John Bellamy Foster is one of the most prominent of those who have promoted a Marxist perspective on the relations between humans and nature. His Marx’s Ecology: Materialism and Nature, published in 2000, revived what is now recognised as a central, ecological element in the work of Marx and Engels and their predecessors – from Epicurus (the focus of Marx’s doctoral thesis) onwards. Twenty years later, Foster’s The Return of Nature begins where Marx’s Ecology left off, with the deaths of Darwin (1882) and Marx (1883). Subtitled Socialism and Ecology it shows how pervasive the ideas of Marx and Engels have been (even when not directly acknowledged) in the parallel development of ecological science and of socialist theory and practice.

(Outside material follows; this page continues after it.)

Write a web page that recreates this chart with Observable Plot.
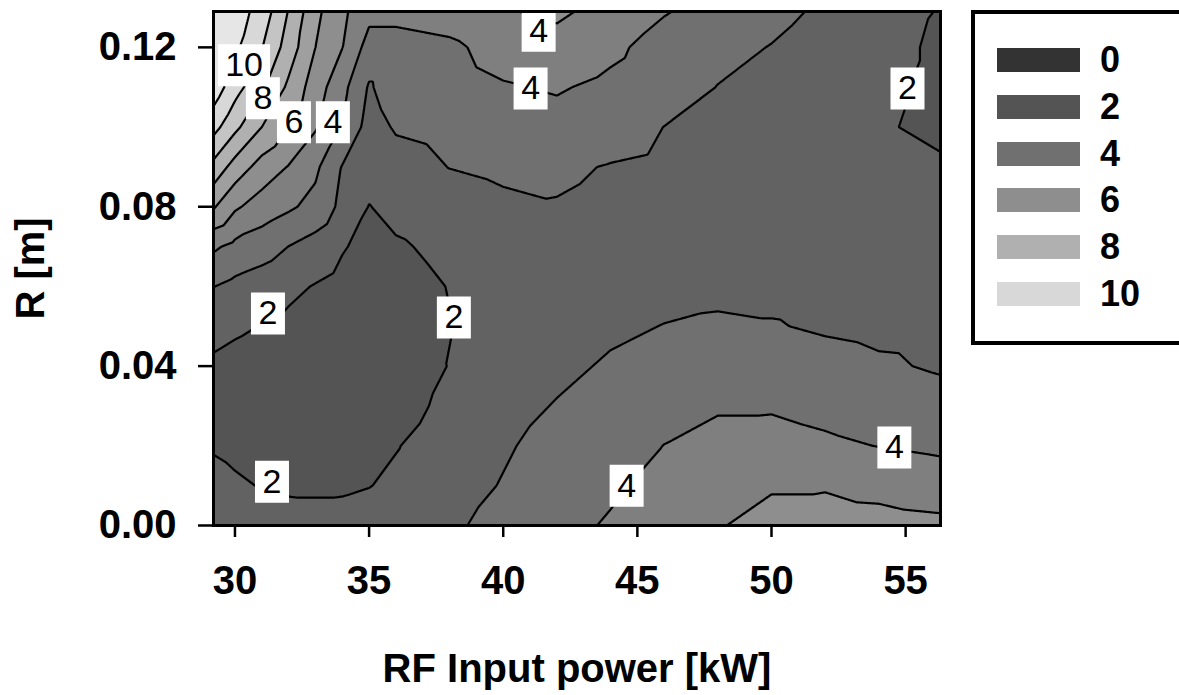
<!DOCTYPE html>
<html>
<head>
<meta charset="utf-8">
<script src="https://cdn.jsdelivr.net/npm/d3@7"></script>
<script src="https://cdn.jsdelivr.net/npm/@observablehq/plot@0.6"></script>
<style>
  html, body { margin: 0; padding: 0; background: #fff; }
  #wrap { position: relative; width: 1179px; height: 695px; overflow: hidden; font-family: "Liberation Sans", Arial, sans-serif; }
  #legend { position: absolute; left: 971px; top: 10px; width: 260px; height: 335px; border: 4px solid #000; box-sizing: border-box; background: #fff; }
  .sw { position: absolute; left: 22px; width: 83px; height: 24px; }
  .lab { position: absolute; left: 125px; font-size: 36px; font-weight: bold; line-height: 24px; color: #000; }
</style>
</head>
<body>
<div id="wrap"></div>
<script>
// ---- data ----
const xDomain = [29.2, 56.3];
const yDomain = [0, 0.129];
const xTicks = [30, 35, 40, 45, 50, 55];
const yTicks = [0, 0.04, 0.08, 0.12];

// grid columns (RF input power, kW) and rows (R, m), rows listed top to bottom
const xs = [29.2, 30, 31, 32, 33, 34, 35, 36, 38, 40, 42, 44, 46, 48, 50, 52, 54, 56.3];
const ys = [0.129, 0.12, 0.11, 0.10, 0.09, 0.08, 0.07, 0.06, 0.05, 0.04, 0.03, 0.02, 0.01, 0.0];
const zRows = [
  [11.0, 10.5, 9.6, 7.95, 6.25, 5.2, 4.3, 4.3, 4.5, 4.92, 5.2, 4.6, 4.06, 3.65, 3.25, 2.85, 2.4, 1.95],
  [10.8, 10.2, 9.05, 7.55, 6.0, 5.02, 3.6, 3.6, 3.8, 4.4, 4.6, 4.2, 3.63, 3.25, 2.97, 2.6, 2.2, 1.9],
  [10.6, 9.4, 8.2, 6.8, 5.5, 4.3, 2.9, 3.5, 3.6, 3.92, 4.08, 3.8, 3.45, 2.98, 2.7, 2.45, 2.2, 1.8],
  [9.35, 8.25, 7.0, 6.02, 5.1, 3.95, 2.6, 3.1, 3.3, 3.55, 3.7, 3.45, 2.99, 2.75, 2.55, 2.35, 2.12, 1.75],
  [7.7, 6.6, 5.6, 4.95, 4.2, 2.95, 2.4, 2.6, 3.02, 3.2, 3.15, 2.95, 2.8, 2.6, 2.45, 2.3, 2.2, 2.15],
  [6.1, 5.15, 4.55, 4.15, 3.7, 2.75, 1.97, 2.3, 2.55, 2.8, 2.95, 2.8, 2.65, 2.5, 2.4, 2.35, 2.3, 2.2],
  [4.15, 3.75, 3.45, 2.99, 2.6, 2.08, 1.7, 1.88, 2.25, 2.5, 2.65, 2.65, 2.6, 2.55, 2.5, 2.45, 2.4, 2.3],
  [3.02, 2.75, 2.5, 2.2, 1.95, 1.7, 1.55, 1.65, 2.03, 2.35, 2.55, 2.7, 2.75, 2.8, 2.8, 2.75, 2.7, 2.65],
  [2.3, 2.15, 1.97, 1.8, 1.6, 1.5, 1.45, 1.55, 1.97, 2.3, 2.6, 2.85, 3.02, 3.12, 3.05, 2.9, 2.8, 2.75],
  [1.85, 1.7, 1.55, 1.45, 1.38, 1.35, 1.35, 1.45, 2.03, 2.45, 2.8, 3.1, 3.35, 3.5, 3.45, 3.3, 3.12, 2.9],
  [1.75, 1.62, 1.5, 1.4, 1.35, 1.35, 1.4, 1.6, 2.25, 2.7, 3.05, 3.45, 3.75, 3.92, 3.92, 3.75, 3.55, 3.35],
  [1.9, 1.75, 1.6, 1.5, 1.45, 1.5, 1.7, 1.95, 2.5, 2.9, 3.3, 3.7, 4.01, 4.25, 4.3, 4.15, 3.98, 3.8],
  [2.35, 2.15, 1.95, 1.85, 1.85, 1.85, 1.97, 2.2, 2.65, 3.05, 3.45, 3.85, 4.3, 4.7, 4.93, 4.93, 4.75, 4.55],
  [2.7, 2.55, 2.45, 2.4, 2.35, 2.4, 2.5, 2.6, 2.85, 3.3, 3.7, 4.1, 4.55, 4.95, 5.25, 5.35, 5.3, 5.2]
];
const levels = [1, 2, 3, 4, 5, 6, 7, 8, 9, 10, 11];

// contour labels (drawn in this order)
const labelText = ["4", "4", "2", "2", "2", "2", "4", "4", "4", "6", "8", "10"];
const labelX = [41.32, 41.02, 55.07, 31.23, 38.16, 31.38, 44.6, 54.58, 33.65, 32.2, 31.04, 30.34];
const labelY = [0.1242, 0.1097, 0.1097, 0.0532, 0.0522, 0.011, 0.0100, 0.0196, 0.1012, 0.1012, 0.1072, 0.1155];

// legend
const legendLevels = [0, 2, 4, 6, 8, 10];
const legendColors = ["#333333", "#545454", "#707070", "#8e8e8e", "#b0b0b0", "#d8d8d8"];
const aboveTopColor = "#e6e6e6";

// ---- build ----
const points = [];
ys.forEach((y, i) => xs.forEach((x, j) => points.push({x, y, value: zRows[i][j]})));

const labels = labelText.map((t, i) => ({text: t, x: labelX[i], y: labelY[i]}));

// band between threshold t and t+1 is shaded with the legend colour of t+1
const colorDomain = legendLevels.map(v => v - 1).concat([legendLevels[legendLevels.length - 1]]);
const colorRange = legendColors.concat([aboveTopColor]);

const boxSymbol = (w, h) => ({
  draw(ctx) {
    ctx.moveTo(-w / 2, -h / 2); ctx.lineTo(w / 2, -h / 2);
    ctx.lineTo(w / 2, h / 2); ctx.lineTo(-w / 2, h / 2); ctx.closePath();
  }
});

const labelMarks = labels.flatMap(d => [
  Plot.dot([d], {x: "x", y: "y", symbol: boxSymbol(d.text.length > 1 ? 52 : 34, 42), fill: "white", stroke: "none", r: 1}),
  Plot.text([d], {x: "x", y: "y", text: "text", fontSize: 34, fontWeight: "normal", fill: "black"})
]);

const chart = Plot.plot({
  width: 1179,
  height: 695,
  marginLeft: 213,
  marginRight: 239,
  marginTop: 11,
  marginBottom: 170,
  style: {fontFamily: "'Liberation Sans', Arial, sans-serif", fontSize: "40px", fontWeight: "bold", color: "black", background: "transparent", overflow: "visible"},
  x: {domain: xDomain},
  y: {domain: yDomain},
  color: {type: "linear", domain: colorDomain, range: colorRange},
  marks: [
    Plot.contour(points, {x: "x", y: "y", fill: "value", thresholds: levels, interpolate: "barycentric", pixelSize: 1, stroke: "none"}),
    Plot.contour(points, {x: "x", y: "y", value: "value", fill: "none", thresholds: levels.slice(1), interpolate: "barycentric", pixelSize: 1, stroke: "black", strokeWidth: 2.2}),
    ...labelMarks,
    Plot.axisX({ticks: xTicks, tickSize: 12, tickPadding: 28, strokeWidth: 2.5, label: "RF Input power [kW]", labelAnchor: "center", labelArrow: "none", labelOffset: 156}),
    Plot.axisY({ticks: yTicks, tickFormat: d3.format(".2f"), tickSize: 15, tickPadding: 22, strokeWidth: 2.5, label: "R [m]", labelAnchor: "center", labelArrow: "none", labelOffset: 198}),
    Plot.frame({stroke: "black", strokeWidth: 3})
  ]
});

const wrap = document.getElementById("wrap");
wrap.appendChild(chart);

const legend = document.createElement("div");
legend.id = "legend";
legendLevels.forEach((v, i) => {
  const top = 34 + i * 46.8;
  const sw = document.createElement("div");
  sw.className = "sw";
  sw.style.top = top + "px";
  sw.style.background = legendColors[i];
  legend.appendChild(sw);
  const lb = document.createElement("div");
  lb.className = "lab";
  lb.style.top = top + "px";
  lb.textContent = String(v);
  legend.appendChild(lb);
});
wrap.appendChild(legend);
</script>
</body>
</html>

Capitalism in the Anthropocene, just published, supplements these two key reference texts. It consists of 22 chapters, mostly adapted and updated from earlier articles, organised in three sections. The first ‘The Planetary Rift’ examines the current environmental crisis through the lens of Marxist ecology. Part two, ‘Ecology as Critique’ addresses historical and theoretical issues from the concept of ‘nature’ and ‘natural’ from Marx’s own concept of the ‘metabolic rift’ and Engels’ Dialectics of Nature through the Russian geochemist Vladimir Vernadsky’s development of the biosphere concept and late Soviet ecology, to more recent advances in a dialectical human ecology. The final section ‘The Future of History’ challenges the notion that capitalism represents ‘the end of history’ (except to the degree that it threatens the end of humanity itself) and looks at current and future ecological and social struggles for a fairer and more sustainable world. Throughout, issues of the ownership and control of the means of production are central. This is a text to be dipped into over time, and, like Marx’s Ecology and The Return of Nature there are insights and food for thought (and action) in every chapter.

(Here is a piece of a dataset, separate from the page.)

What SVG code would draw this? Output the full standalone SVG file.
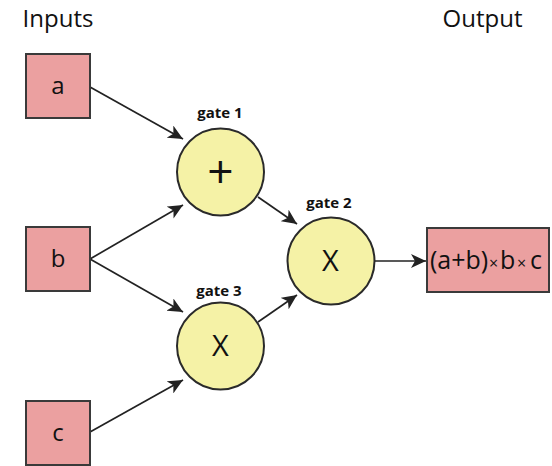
<svg xmlns="http://www.w3.org/2000/svg" width="552" height="466" viewBox="0 0 552 466">
<defs>
<marker id="ah" markerWidth="16" markerHeight="14" viewBox="0 0 16 14" refX="15" refY="7" orient="auto" markerUnits="userSpaceOnUse">
<path d="M0,0 L15,7 L0,14 L4,7 Z" fill="#222"/>
</marker>
</defs>
<style>
.box{fill:#eba0a0;stroke:#3a3a3a;stroke-width:2}
.gate{fill:#f5f2a6;stroke:#2a2a2a;stroke-width:2}
.t{font-family:"Open Sans","Noto Sans",sans-serif;fill:#111;text-anchor:middle}
.lbl{font-family:"Open Sans","Noto Sans",sans-serif;font-weight:bold;font-size:15px;fill:#111;text-anchor:middle}
.c{stroke:#222;stroke-width:1.7;fill:none;marker-end:url(#ah)}
</style>
<rect width="552" height="466" fill="#fff"/>
<text class="t" x="58" y="27" font-size="24">Inputs</text>
<text class="t" x="482.5" y="27" font-size="24">Output</text>
<g id="connectors">
<line class="c" x1="90" y1="87" x2="183" y2="139"/>
<line class="c" x1="90" y1="259" x2="183" y2="205"/>
<line class="c" x1="90" y1="259" x2="183" y2="312"/>
<line class="c" x1="90" y1="432" x2="183" y2="380"/>
<line class="c" x1="258" y1="197" x2="297" y2="224"/>
<line class="c" x1="258" y1="322" x2="297" y2="295"/>
<line class="c" x1="375" y1="261" x2="426" y2="261"/>
</g>
<g id="a"><rect class="box" x="26" y="54" width="64" height="64"/><text class="t" x="58" y="94" font-size="24">a</text></g>
<g id="b"><rect class="box" x="26" y="227" width="64" height="64"/><text class="t" x="58" y="267" font-size="24">b</text></g>
<g id="c"><rect class="box" x="26" y="401" width="64" height="64"/><text class="t" x="58" y="441" font-size="24">c</text></g>
<g id="gate1"><circle class="gate" cx="220.5" cy="172" r="43.5"/><text class="t" x="220.5" y="188" font-size="46">+</text><text class="lbl" x="220" y="118">gate 1</text></g>
<g id="gate2"><circle class="gate" cx="331" cy="261" r="43.5"/><text class="t" x="330.5" y="271" font-size="29">X</text><text class="lbl" x="329" y="208">gate 2</text></g>
<g id="gate3"><circle class="gate" cx="220.5" cy="346" r="43.5"/><text class="t" x="220.5" y="356" font-size="29">X</text><text class="lbl" x="219" y="296">gate 3</text></g>
<g id="output"><rect class="box" x="427" y="228" width="122" height="64"/><text class="t" y="269" font-size="25" style="text-anchor:start"><tspan x="430">(a+b)</tspan><tspan x="489" font-size="16">×</tspan><tspan x="500">b</tspan><tspan x="517" font-size="16">×</tspan><tspan x="530">c</tspan></text></g>
</svg>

Geological epochs are divided into ages. So far the Anthropocene has been dominated by a globalised system of capitalist accumulation. Foster proposes the designation Capitalinian for this first geological age of the Anthropocene in the hope that it may be superseded by another; one “stabilizing the human relation to the earth” the Communian, rather than “an end-Anthropocene extinction event resulting in the destruction of civilization and quite possibly humanity itself.”
As the subtitle of the book – Ecological Ruin or Ecological Revolution – makes clear, the struggle for socialism is vital, for the well-being of our planet as well as of its peoples. There is no going back.